Un nuevo Estado debería representar, además, mucho más que una superficie y una población conjunta, para no repetir en escala mayor los lamentables resultados de sus componentes. Es posible que algo pueda hacerse por la vía de una nueva Constitución y nuevas leyes, si sus políticos reflejaran el deseo de no repetir los errores del pasado, pero ello requeriría decisiones de tal audacia y envergadura que es difícil concebir que sean aceptadas por la propia clase política que motorizó la calamidad actual y que supuestamente serían los artífices de la nueva propuesta.
En el mundo moderno no hay, por otra parte, muchas experiencias exitosas de unificaciones espontáneas. En su mayoría requirió el uso de la fuerza, aun cuando fuera intensamente deseada por la población, como en el caso de Italia que logró su ansiada unidad pero por cierto que a caballo de las bayonetas garibaldinas.
El anschluss que incorporó Austria al Tercer Reich se hizo en una combinación de activistas nazis que desestabilizaron internamente al gobierno de Dollfus y la descarada presión de varias unidades de la Wehrmacht en las fronteras entre ambos países. La misma fórmula explosiva que sirvió para expandir las antiguas fronteras rusas hasta las que conformaron el nuevo imperio soviético.
Los Estados Unidos combinaron en dosis homeopáticas las transacciones comerciales con las conquistas militares, para engrandecer su espacio desde los originales trece estados confederados del este hasta su configuración actual. Le compraron la Luisiana a Napoleón y Alaska a los rusos, pero no vacilaron en usar la fuerza para derrotar al endeble ejército mexicano y conseguir la secesión para incorporar Texas y California a su territorio, en su incesante expansión hacia el oeste.
La reciente unidad alemana, que fue definida como un casamiento por amor y no por interés, aludiendo a las asimetrías entre las economías de las dos Alemanias, comenzó con una pacífica anexión monetaria y se consolidó fácilmente porque nunca dejó de considerarse un país, separado artificialmente por la ocupación militar.

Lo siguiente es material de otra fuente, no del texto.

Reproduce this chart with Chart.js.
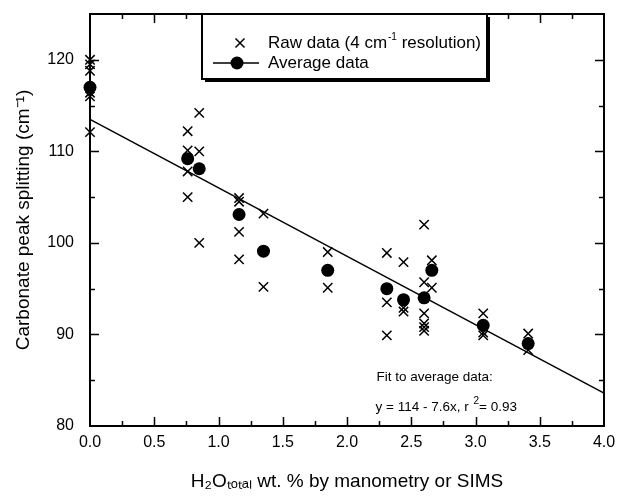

Por eso tal vez la experiencia más exitosa sea la comunidad europea, que no ha eliminado las antiguas fronteras, pero las está reduciendo paulatinamente en pos de una concepción geopolítica abarcativa que en muchos aspectos de su política exterior y en la economía funciona ya como una entidad nacional.
La enseñanza que se recoge en este caso es que la unidad se ha logrado paso a paso, intentando resolver los problemas gradualmente y consolidando cada avance de un preciso cronograma previo que ha anticipado el rumbo a seguir y permitido a sus componentes adoptar las medidas preventivas adecuadas. Y que requiere una convicción profunda y arraigada, una verdadera utopía movilizadora para superar cambios de gobierno y desafíos permanentes.
Hasta ahora, alentado por el éxito publicitario de esta carta de intención firmada por los dos mandatarios, es de suponer que el proyecto patagónico seguirá progresando y que esta euforia se prolongará hasta la realización de un plebiscito probablemente exitoso, meta alcanzable ya que ofrece escasas dificultades y permite prolongar la puesta en la vitrina de sus protagonistas sin mayores obstáculos.
Pero cuando se entre en el terreno de concretar en los hechos la fusión y haya que lidiar con las presiones, muchas de ellas legítimas, que obstaculizarán cualquier avance, se podrá saber si se trata de un proyecto asumido por estadistas capaces de enfrentar las dificultades y resolverlas adecuadamente o, simplemente, de una burbuja publicitaria de políticos ansiosos de notoriedad que seguirán disfrutando del proyecto mientras les dé dividendos propagandísticos, hasta el momento en que las primeras dificultades los impulsen a abandonar rápidamente el campo de batalla y enviar la propuesta al desván de las cosas olvidadas.